▸ **What the task requires**
Report the number of lines that include "matplotlib", with no additional text.

====

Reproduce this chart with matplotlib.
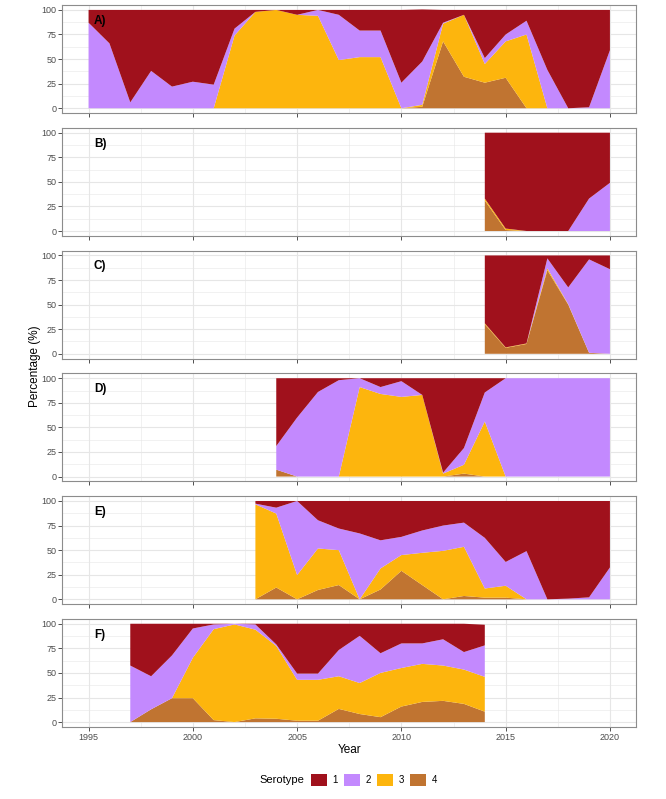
import matplotlib
matplotlib.use("Agg")
import matplotlib.pyplot as plt
import numpy as np
from matplotlib.patches import Patch

plt.rcParams['font.family'] = ['Liberation Sans', 'DejaVu Sans']

# serotype colours 1..4
colors = {'1': '#A0111C', '2': '#C389FE', '3': '#FDB50D', '4': '#C07431'}

# panel A: 1995-2020
years_a = list(range(1995, 2021))
a1 = [13, 34, 94, 62, 78, 73, 76, 19, 2, 0, 5, 0, 5, 21, 21, 74, 53, 13, 5, 49, 25, 11, 61, 100, 99, 41]
a2 = [87, 66, 6, 38, 22, 27, 24, 7, 0, 0, 0, 6, 46, 27, 27, 26, 44, 1, 0, 6, 7, 14, 39, 0, 1, 59]
a3 = [0, 0, 0, 0, 0, 0, 0, 74, 98, 100, 95, 94, 49, 52, 52, 0, 2, 18, 63, 19, 37, 75, 0, 0, 0, 0]
a4 = [0, 0, 0, 0, 0, 0, 0, 0, 0, 0, 0, 0, 0, 0, 0, 0, 1.5, 68, 32, 26, 31, 0, 0, 0, 0, 0]

# panel B: 2014-2020
years_b = list(range(2014, 2021))
b1 = [67, 97.5, 100, 100, 100, 67, 51]
b2 = [0, 0, 0, 0, 0, 33, 49]
b3 = [2, 1.5, 0, 0, 0, 0, 0]
b4 = [31, 1, 0, 0, 0, 0, 0]

# panel C: 2014-2020
years_c = list(range(2014, 2021))
c1 = [69, 93.5, 89.5, 3, 32.5, 4, 14]
c2 = [0, 0, 0, 10, 17, 95, 86]
c3 = [1, 0.5, 0.5, 2, 0.5, 0, 0]
c4 = [30, 6, 10, 85, 50, 1, 0]

# panel D: 2004-2020
years_d = list(range(2004, 2021))
d1 = [69, 40, 14, 2, 0, 9, 3, 17, 96, 71, 14.5, 0, 0, 0, 0, 0, 0]
d2 = [24, 60, 86, 98, 9, 7, 16, 0, 1, 17, 29.5, 100, 100, 100, 100, 100, 100]
d3 = [0, 0, 0, 0, 91, 84, 81, 83, 3, 9, 56, 0, 0, 0, 0, 0, 0]
d4 = [7, 0, 0, 0, 0, 0, 0, 0, 0, 3, 0, 0, 0, 0, 0, 0, 0]

# panel E: 2003-2020
years_e = list(range(2003, 2021))
e1 = [2.7, 6.8, 0, 19.6, 28, 33, 40, 36.5, 30, 25, 22, 37.5, 62, 51, 100, 99.3, 98, 67.6]
e2 = [0.7, 6, 75.3, 28.7, 22, 67, 28.6, 18.5, 22.7, 25.7, 24.6, 51.5, 24.2, 49, 0, 0.7, 2, 32.4]
e3 = [96.6, 75.2, 24.7, 42.2, 35.5, 0, 21.4, 16, 32.8, 49.3, 50, 9.3, 12.1, 0, 0, 0, 0, 0]
e4 = [0, 12, 0, 9.5, 14.5, 0, 10, 29, 14.5, 0, 3.4, 1.7, 1.7, 0, 0, 0, 0, 0]

# panel F: 1997-2014
years_f = list(range(1997, 2015))
f1 = [42.5, 53.4, 32.2, 4.8, 0.7, 0, 0.7, 21, 50.7, 50.7, 26.7, 12.3, 30, 20, 20, 15.8, 28.8, 21]
f2 = [57.5, 33.6, 43.5, 29.8, 4.8, 0.7, 5.3, 1.6, 6.3, 6.3, 26.7, 48, 20, 25, 20.8, 26.7, 17.8, 32]
f3 = [0, 0, 0, 41.1, 92.5, 99.3, 90.2, 74, 41.6, 41.6, 33.2, 31.5, 45, 39.2, 38.7, 35.9, 34.9, 35.4]
f4 = [0, 13, 24.3, 24.3, 2, 0, 3.8, 3.4, 1.4, 1.4, 13.4, 8.2, 5, 15.8, 20.5, 21.6, 18.5, 10.6]

panels = [
    ('A)', years_a, a1, a2, a3, a4),
    ('B)', years_b, b1, b2, b3, b4),
    ('C)', years_c, c1, c2, c3, c4),
    ('D)', years_d, d1, d2, d3, d4),
    ('E)', years_e, e1, e2, e3, e4),
    ('F)', years_f, f1, f2, f3, f4),
]

fig, axes = plt.subplots(6, 1, figsize=(6.66, 7.99), dpi=100, sharex=True)
fig.subplots_adjust(left=62.5/666, right=636/666, top=1-5/799, bottom=1-727/799, hspace=0.135)

grid_col = '#E6E6E6'
for ax, (lab, yrs, s1, s2, s3, s4) in zip(axes, panels):
    ax.set_axisbelow(True)
    # bottom to top: 4, 3, 2, 1
    ax.stackplot(yrs, s4, s3, s2, s1,
                 colors=[colors['4'], colors['3'], colors['2'], colors['1']],
                 linewidth=0)
    ax.set_xlim(1995 - 1.25, 2020 + 1.25)
    ax.set_ylim(-5, 105)
    ax.set_xticks(range(1995, 2021, 5))
    ax.set_xticks(np.arange(1997.5, 2020, 5), minor=True)
    ax.set_yticks([0, 25, 50, 75, 100])
    ax.set_yticks([12.5, 37.5, 62.5, 87.5], minor=True)
    ax.grid(which='major', color=grid_col, lw=0.8)
    ax.grid(which='minor', color=grid_col, lw=0.4)
    ax.tick_params(which='major', length=3, width=0.6, color='#333333',
                   labelsize=6.5, labelcolor='#4D4D4D', pad=1.5)
    ax.tick_params(which='minor', length=0)
    for sp in ax.spines.values():
        sp.set_color('#8C8C8C')
        sp.set_linewidth(0.8)
    ax.text(1995.25, 89, lab, fontsize=8.5, fontweight='bold', ha='left', va='center')

axes[-1].set_xlabel('Year', fontsize=8.5, labelpad=1.5)
fig.text(35/666, (1 - 5/799 + 1 - 727/799) / 2, 'Percentage (%)', rotation=90,
         fontsize=8.5, ha='center', va='center')

handles = [Patch(facecolor=colors[k], edgecolor='none') for k in ['1', '2', '3', '4']]
fig.legend(handles, ['1', '2', '3', '4'], ncol=4, loc='center',
           bbox_to_anchor=(374/666, 1 - 780/799), frameon=False, fontsize=7,
           handlelength=1.65, handleheight=1.55, handletextpad=0.6,
           columnspacing=0.6, borderpad=0, borderaxespad=0)
fig.text(282/666, 1 - 780/799, 'Serotype', fontsize=8, ha='center', va='center')

fig.savefig('out.png', dpi=100)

====

▸ **Exercise output**
5